My whole theory on coaching the cricketers is based on improving the natural talents of the players and the culture of their game. Almost every country has its natural way of playing the game. Australia are different to England. South Africa and New Zealand are different to Australia and more like England. The Asian countries are similar to each other, but have slightly different ways of using their incredibly flexible wrists while batting. The West Indies have their own individual style, and thank goodness, this is what makes them so different and exciting than the other countries. Unfortunately, the globalisation of world cricket and the predominance of clipboard, biomechanical and scientific coaching have tended to muddle the natural skills of the players.

Equally unfortunate is that Australia seem to be the heartbeat of this movement and the Australian coaches now all the rage with Tom Moody (Sri Lanka), Greg Chappell (India) and Bennett King (West Indies). Fellow clipboard Englishman Bob Woolmer coaches Pakistan.

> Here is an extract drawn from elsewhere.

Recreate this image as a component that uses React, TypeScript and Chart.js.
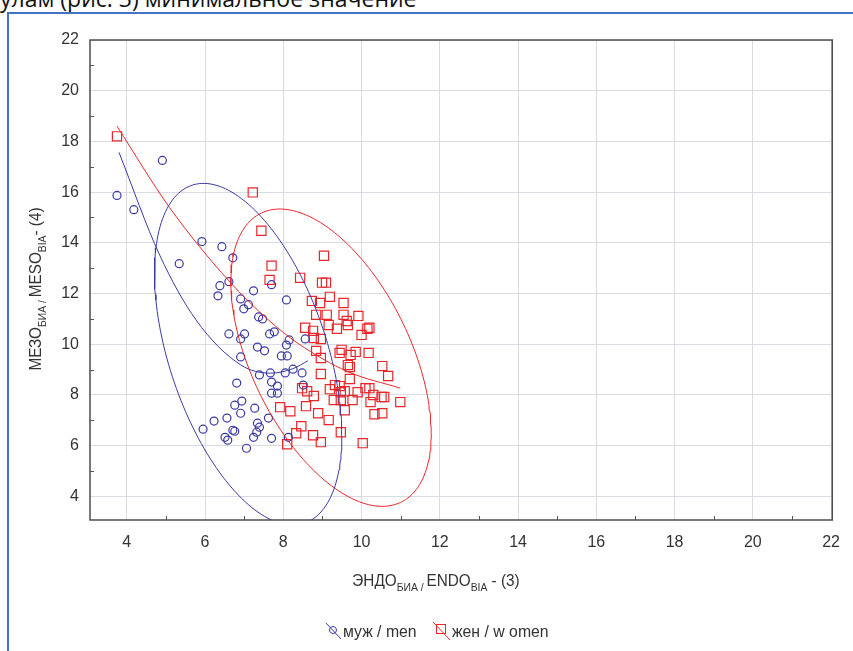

What worries me greatly is that in their desire for change and their faith in the so-called scientific approach, they will destroy the naturalness and culture of cricket in these lands.

Everybody now wants to jump the Australian bandwagon. This is quite natural, for the Australian team is the best now. What shouldn't be forgotten about the Australians is that they have been around a long, long time, and learnt and shaped their skills under a different regime. Australia are the best because they have learnt the basic skills well and stick within their natural talents. India, on the other hand, seem to want to change every thing.

It is ideal if the players are so malleable that coaches can immediately say, `this is the way I want you to play' and the player can immediately change. India seem to be going through this process right now with too frequent changes in the team and styles of the players.

The batting order is just one obvious area that has been fiddled with. What I can't understand is choosing Tendulkar and Dravid to open the innings. This, to me, looked like putting all your eggs in one basket.

Dravid has always done his best down the order, helping the team in its recoveries. His low scores, batting up the order, would have upset the morale of the entire batting line-up. With excessive stroke-makers in the Indian line-up there was no one to steady the ship.

It is just a few months to the World Cup and India must quickly find some strong-minded players to shore up the team if they want to challenge for the top honours in the West Indies.